Man separated while tubing on Otter Tail River is found safe
A West Fargo man was found unharmed after disappearing during a tubing trip northwest of Battle Lake. Deputies, a drone and a rescue boat searched the river.

A 20-year-old West Fargo man who disappeared while tubing on the Otter Tail River northwest of Battle Lake was found safe Thursday night after a search that pulled in deputies, a rescue boat and a thermal drone.
The Otter Tail County Dispatch Center got the 911 call at about 9:12 p.m. Thursday, May 29, from a female reporting a missing person along the river just northwest of Battle Lake. Deputies said the man had separated from his group while tubing, and the group searched for him for about 10 minutes before they called authorities.
Otter Tail County Sheriff’s Office deputies responded with water patrol units, a thermal drone, the Battle Lake Fire and Rescue rescue boat and the Otter Tail County Sherp team. The man was found unharmed and on foot by a deputy in the 27000 block of County Highway 83, then cited for minor consumption of alcohol and returned to his group.
The incident underscores how quickly a familiar summer outing can turn into a search on a local waterway. Tubing on the Otter Tail River is a common warm-weather activity in Otter Tail County, but once a group gets stretched out by current, turns in the river or shifting spacing between tubes, one person can drift out of sight before anyone realizes it.

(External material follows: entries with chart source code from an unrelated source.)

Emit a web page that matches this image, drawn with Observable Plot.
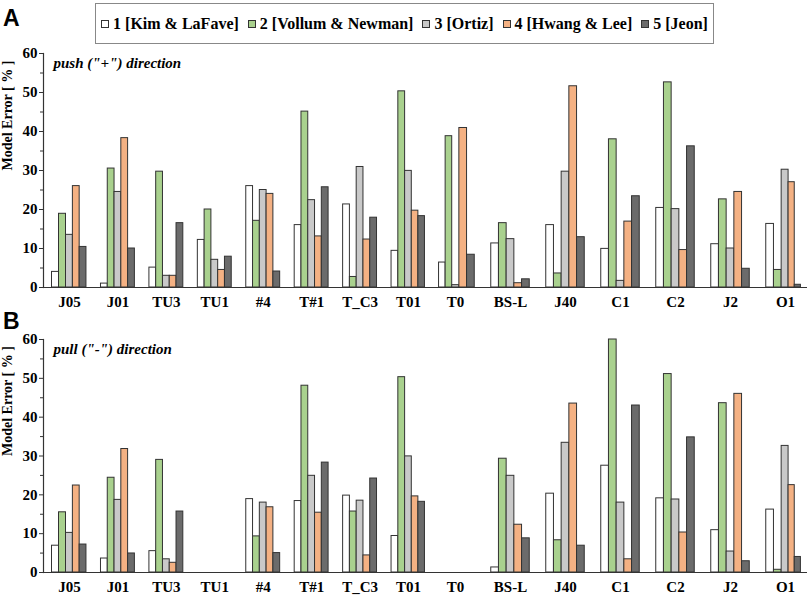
<!DOCTYPE html>
<html>
<head>
<meta charset="utf-8">
<script src="https://cdn.jsdelivr.net/npm/d3@7"></script>
<script src="https://cdn.jsdelivr.net/npm/@observablehq/plot@0.6"></script>
<style>
  body { margin: 0; background: #fff; }
  #root { position: relative; width: 809px; height: 597px; overflow: hidden; }
  .plabel { position: absolute; font-family: "Liberation Sans", Arial, sans-serif; font-weight: bold; font-size: 23px; line-height: 1; }
  #legend { position: absolute; left: 95px; top: 3px; width: 617px; height: 39px; border: 1px solid #888;
    display: flex; align-items: center; justify-content: center; gap: 9px;
    font-family: "Liberation Serif", "Times New Roman", serif; font-weight: bold; font-size: 16px; }
  .item { display: flex; align-items: center; gap: 4px; white-space: nowrap; }
  .sw { width: 8px; height: 8px; border: 1px solid #333; box-sizing: border-box; }
  .panel { position: absolute; left: 0; }
</style>
</head>
<body>
<div id="root">
  <div class="plabel" style="left:3px;top:7px">A</div>
  <div id="legend"></div>
  <div class="panel" id="pa" style="top:44px"></div>
  <div class="plabel" style="left:3px;top:310px">B</div>
  <div class="panel" id="pb" style="top:320px"></div>
</div>
<script>
const categories = ["J05","J01","TU3","TU1","#4","T#1","T_C3","T01","T0","BS-L","J40","C1","C2","J2","O1"];
const seriesNames = ["1 [Kim & LaFave]","2 [Vollum & Newman]","3 [Ortiz]","4 [Hwang & Lee]","5 [Jeon]"];
const seriesColors = ["#ffffff","#a9d18e","#c9c9c9","#f4b183","#6b6b6b"];
const yTicks = [0,10,20,30,40,50,60];
const yMinorTicks = [5,15,25,35,45,55];

// push ("+") direction
const push1 = [4.0, 1.0, 5.1, 12.2, 26.0, 16.0, 21.3, 9.4, 6.4, 11.3, 16.0, 9.9, 20.4, 11.1, 16.3];
const push2 = [18.9, 30.5, 29.7, 20.0, 17.1, 45.1, 2.7, 50.3, 38.8, 16.5, 3.6, 38.0, 52.6, 22.6, 4.5];
const push3 = [13.5, 24.5, 3.0, 7.1, 25.0, 22.4, 30.9, 29.9, 0.6, 12.4, 29.7, 1.7, 20.1, 10.0, 30.2];
const push4 = [26.0, 38.3, 3.0, 4.5, 24.0, 13.1, 12.3, 19.7, 40.9, 1.1, 51.6, 16.9, 9.6, 24.5, 27.0];
const push5 = [10.4, 10.0, 16.5, 7.9, 4.1, 25.7, 17.9, 18.3, 8.4, 2.1, 12.9, 23.4, 36.2, 4.8, 0.7];

// pull ("-") direction (TU1 and T0 have no values)
const pull1 = [6.9, 3.6, 5.5, null, 18.9, 18.4, 19.8, 9.4, null, 1.3, 20.3, 27.5, 19.1, 10.9, 16.2];
const pull2 = [15.5, 24.4, 29.0, null, 9.3, 48.1, 15.7, 50.3, null, 29.3, 8.3, 60.0, 51.1, 43.6, 0.7];
const pull3 = [10.2, 18.7, 3.4, null, 18.0, 24.9, 18.5, 29.9, null, 24.9, 33.4, 18.0, 18.8, 5.4, 32.6];
const pull4 = [22.4, 31.8, 2.5, null, 16.8, 15.4, 4.4, 19.6, null, 12.3, 43.5, 3.4, 10.3, 46.0, 22.5];
const pull5 = [7.2, 4.9, 15.7, null, 5.0, 28.3, 24.2, 18.2, null, 8.8, 6.9, 43.0, 34.8, 2.9, 4.0];

// each category occupies one unit on x; the five bars fill 70% of it
const groupWidth = 0.7;
const barWidth = groupWidth / seriesNames.length;

function tidy(arrays) {
  const rows = [];
  arrays.forEach((arr, s) => arr.forEach((v, i) => {
    if (v != null) {
      const x1 = i - groupWidth / 2 + s * barWidth;
      rows.push({cat: categories[i], series: seriesNames[s], value: v, x1, x2: x1 + barWidth});
    }
  }));
  return rows;
}

// legend
const legend = document.getElementById("legend");
seriesNames.forEach((name, i) => {
  const it = document.createElement("div"); it.className = "item";
  const sw = document.createElement("div"); sw.className = "sw"; sw.style.background = seriesColors[i];
  const tx = document.createElement("span"); tx.textContent = name;
  it.appendChild(sw); it.appendChild(tx); legend.appendChild(it);
});

const catIndex = d3.range(categories.length);
const n = categories.length;

function panel(data, note, height, marginTop, marginBottom) {
  return Plot.plot({
    width: 809, height, marginTop, marginBottom, marginLeft: 43, marginRight: 2,
    style: {fontFamily: "'Liberation Serif', 'Times New Roman', serif", fontWeight: "bold", fontSize: "15px", overflow: "visible", background: "transparent"},
    // piecewise category axis (the reference's right half is drawn slightly wider)
    x: {type: "linear", domain: [-0.5, 0, 7, 8, n - 1, n - 0.5], range: [44, 69, 408, 455, 785, 807], nice: false, axis: null},
    y: {domain: [0, 60]},
    color: {domain: seriesNames, range: seriesColors},
    marks: [
      Plot.rectY(data, {x1: "x1", x2: "x2", y: "value", fill: "series", stroke: "#333", strokeWidth: 1}),
      Plot.ruleY([0], {stroke: "#333", strokeWidth: 1.2}),
      Plot.frame({anchor: "left", stroke: "#333", strokeWidth: 1.2}),
      Plot.axisY({ticks: yTicks, tickSize: 4, tickPadding: 2, stroke: "#333", fontSize: 15, label: null}),
      Plot.axisY({ticks: yMinorTicks, tickSize: 3, text: null, label: null, stroke: "#333"}),
      Plot.text(["Model Error [ % ]"], {frameAnchor: "left", rotate: -90, dx: -36, fontSize: 14}),
      Plot.axisX({ticks: catIndex, tickFormat: i => categories[i], tickSize: 0, tickPadding: 9, label: null, fontSize: 15}),
      Plot.text([note], {frameAnchor: "top-left", dx: 10, dy: 4, fontStyle: "italic", fontSize: 15, textAnchor: "start"})
    ]
  });
}

document.getElementById("pa").appendChild(panel(tidy([push1, push2, push3, push4, push5]), 'push ("+") direction', 276, 9, 33));
document.getElementById("pb").appendChild(panel(tidy([pull1, pull2, pull3, pull4, pull5]), 'pull ("-") direction', 277, 19, 25));
</script>
</body>
</html>
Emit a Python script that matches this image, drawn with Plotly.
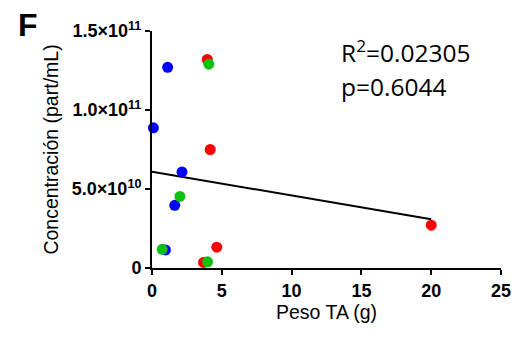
import plotly.graph_objects as go

# Data
blue_x = [1.12, 0.10, 2.15, 1.63, 0.96]
blue_y = [1.27e11, 0.887e11, 0.608e11, 0.397e11, 0.114e11]
red_x = [3.96, 4.17, 4.64, 3.69, 20.0]
red_y = [1.32e11, 0.75e11, 0.132e11, 0.035e11, 0.271e11]
green_x = [4.07, 2.00, 0.73, 3.98]
green_y = [1.29e11, 0.453e11, 0.118e11, 0.039e11]
fit_x = [0.0, 20.0]
fit_y = [6.10e10, 3.08e10]

y_tickvals = [0, 5e10, 1e11, 1.5e11]
y_ticktext = ["0", "5.0×10<sup>10</sup>", "1.0×10<sup>11</sup>", "1.5×10<sup>11</sup>"]
x_tickvals = [0, 5, 10, 15, 20, 25]

fig = go.Figure()
fig.add_trace(go.Scatter(x=fit_x, y=fit_y, mode="lines",
                         line=dict(color="black", width=2), showlegend=False, cliponaxis=False))
for xs, ys, col in [(blue_x, blue_y, "#0000FF"), (red_x, red_y, "#FF0000"), (green_x, green_y, "#10C010")]:
    fig.add_trace(go.Scatter(x=xs, y=ys, mode="markers",
                             marker=dict(color=col, size=11, line=dict(width=0)),
                             showlegend=False, cliponaxis=False))

axfont = dict(family="Liberation Sans, Arial", size=18, color="black", weight="bold")
titlefont = dict(family="Liberation Sans, Arial", size=19.5, color="black")
PX0, PY0, PW, PH = 152, 273, 359, 242  # plot area in page pixels (page has 8px body margin)

fig.update_layout(
    width=514, height=321,
    margin=dict(l=144, r=11, t=23, b=56),
    paper_bgcolor="white", plot_bgcolor="white",
    xaxis=dict(range=[0, 25], tickvals=x_tickvals, showgrid=False, zeroline=False,
               showline=True, linecolor="black", linewidth=2,
               ticks="outside", ticklen=5, tickwidth=2, tickcolor="black",
               tickfont=axfont,
               title=dict(text="Peso TA (g)", font=titlefont, standoff=4)),
    yaxis=dict(range=[0, 1.5e11], tickvals=y_tickvals, ticktext=y_ticktext, showgrid=False, zeroline=False,
               showline=True, linecolor="black", linewidth=2,
               ticks="outside", ticklen=5, tickwidth=2, tickcolor="black",
               tickfont=axfont,
               title=dict(text="Concentración (part/mL)", font=titlefont, standoff=8)),
    annotations=[
        dict(text="<b>F</b>", xref="paper", yref="paper", x=(12 - PX0) / PW, y=(PY0 - 4) / PH,
             xanchor="left", yanchor="top", showarrow=False,
             font=dict(family="Liberation Sans, Arial", size=32, color="black")),
        dict(text="R<sup>2</sup>=0.02305", xref="paper", yref="paper", x=(344 - PX0) / PW, y=(PY0 - 52) / PH,
             xanchor="left", yanchor="middle", showarrow=False,
             font=dict(family="Open Sans", size=24.5, color="black")),
        dict(text="p=0.6044", xref="paper", yref="paper", x=(344 - PX0) / PW, y=(PY0 - 88) / PH,
             xanchor="left", yanchor="middle", showarrow=False,
             font=dict(family="Open Sans", size=24.5, color="black")),
    ],
)
fig.write_html("out.html")
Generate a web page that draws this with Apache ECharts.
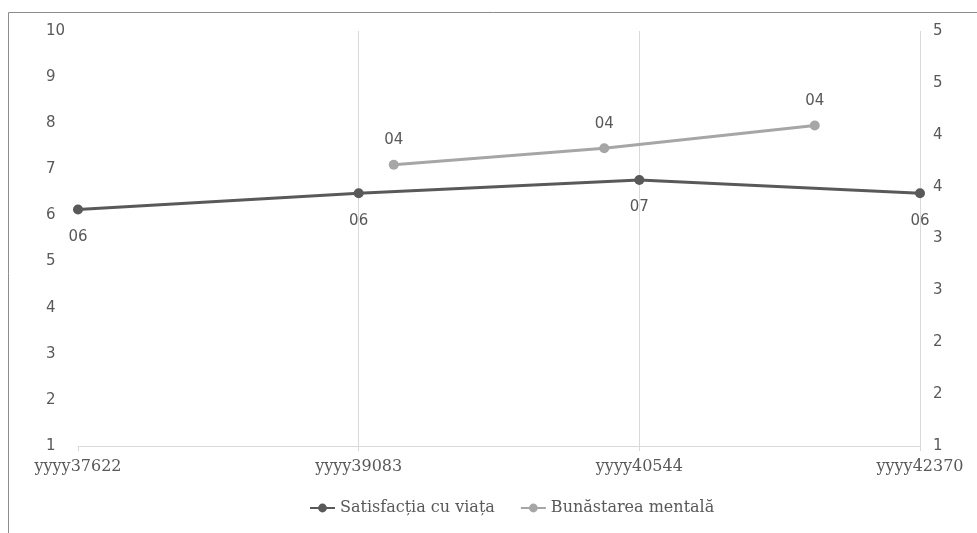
<!DOCTYPE html>
<html>
<head>
<meta charset="utf-8">
<script src="https://cdn.jsdelivr.net/npm/echarts@6/dist/echarts.min.js"></script>
<style>html,body{margin:0;padding:0;background:#fff}#c{width:977px;height:533px}</style>
</head>
<body>
<div id="c"></div>
<script>
const categories = ['yyyy37622', 'yyyy39083', 'yyyy40544', 'yyyy42370'];
const seriesNames = ['Satisfacția cu viața', 'Bunăstarea mentală'];
const satisfactie = [6.13, 6.48, 6.77, 6.48];
const bunastare = [null, 3.71, 3.87, 4.09];
const leftTicks = { min: 1, max: 10, interval: 1 };
const rightTicks = { min: 1, max: 5, interval: 0.5 };

const sans = 'DejaVu Sans';
const serif = 'DejaVu Serif';
const txt = '#595959';
const pad = v => { const r = Math.round(v); return (r < 10 ? '0' : '') + r; };

const chart = echarts.init(document.getElementById('c'));
chart.setOption({
  animation: false,
  graphic: [{
    type: 'rect', shape: { x: 8.5, y: 12.5, width: 1200, height: 800 },
    style: { fill: 'none', stroke: '#8c8c8c', lineWidth: 1 }, silent: true
  }],
  grid: { left: 78, right: 57, top: 31, bottom: 87, containLabel: false },
  legend: {
    bottom: 12, left: 304, itemWidth: 25, itemHeight: 11, itemGap: 25,
    textStyle: { fontFamily: serif, fontSize: 16, color: txt },
    data: seriesNames
  },
  xAxis: [{
    type: 'category', data: categories, boundaryGap: false,
    axisLine: { lineStyle: { color: '#d9d9d9', width: 1 } },
    axisTick: { show: true, length: 5, lineStyle: { color: '#d9d9d9' } },
    axisLabel: { fontFamily: serif, fontSize: 16, color: txt, margin: 13 },
    splitLine: { show: true, showMinLine: false, lineStyle: { color: '#d9d9d9', width: 1 } }
  }, {
    type: 'category', data: categories, boundaryGap: true, show: false, position: 'bottom'
  }],
  yAxis: [{
    type: 'value', min: leftTicks.min, max: leftTicks.max, interval: leftTicks.interval,
    axisLine: { show: false }, axisTick: { show: false }, splitLine: { show: false },
    axisLabel: { fontFamily: sans, fontSize: 15, color: txt, align: 'left', margin: 32 }
  }, {
    type: 'value', min: rightTicks.min, max: rightTicks.max, interval: rightTicks.interval,
    position: 'right',
    axisLine: { show: false }, axisTick: { show: false }, splitLine: { show: false },
    axisLabel: { fontFamily: sans, fontSize: 15, color: txt, margin: 13, formatter: v => String(Math.round(v)) }
  }],
  series: [{
    name: seriesNames[0], type: 'line', xAxisIndex: 0, yAxisIndex: 0,
    data: satisfactie, symbol: 'circle', symbolSize: 10,
    lineStyle: { color: '#595959', width: 3 }, itemStyle: { color: '#595959' },
    label: { show: true, position: 'bottom', distance: 15, fontFamily: sans, fontSize: 15, color: txt, formatter: p => pad(p.value) }
  }, {
    name: seriesNames[1], type: 'line', xAxisIndex: 1, yAxisIndex: 1,
    data: bunastare, symbol: 'circle', symbolSize: 10,
    lineStyle: { color: '#a6a6a6', width: 3 }, itemStyle: { color: '#a6a6a6' },
    label: { show: true, position: 'top', distance: 12, fontFamily: sans, fontSize: 15, color: txt, formatter: p => pad(p.value) }
  }]
});
</script>
</body>
</html>
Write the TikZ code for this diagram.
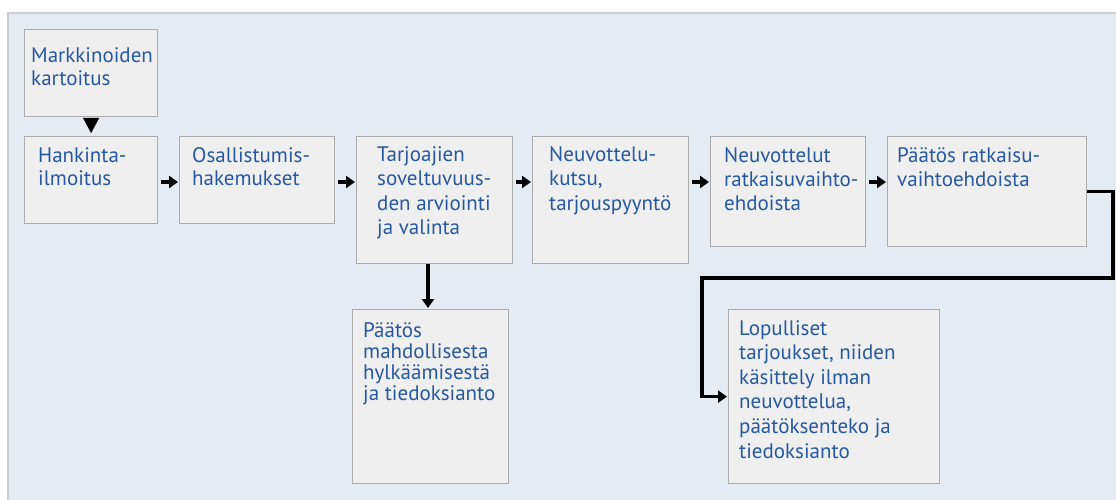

That risk stands out on the Otter Tail River State Water Trail, which the Minnesota Department of Natural Resources says begins in Elbow Lake in Becker County and has no major rapids. The relative calm of the route can make it feel manageable, but this call showed that even a river without whitewater can demand a fast public-safety response when a tuber is unaccounted for after dark.
Otter Tail County has been pressing safety messages across several fronts as Memorial Day weekend and summer travel begin. County officials have also promoted seat-belt awareness through the “Click It for Coffee” campaign, and the county’s public safety pages direct residents to water safety and boating resources. Thursday’s response tied those priorities together: one missed check-in on the river sent multiple agencies into the field before the man was found.
For families heading to the water this weekend, the lesson from Battle Lake is plain. Stay together, pick someone on shore who knows the route and expected return time, and call sooner if a person cannot be found. In Otter Tail County, a short delay on the water can become a public search in minutes, and this time the outcome was a safe one.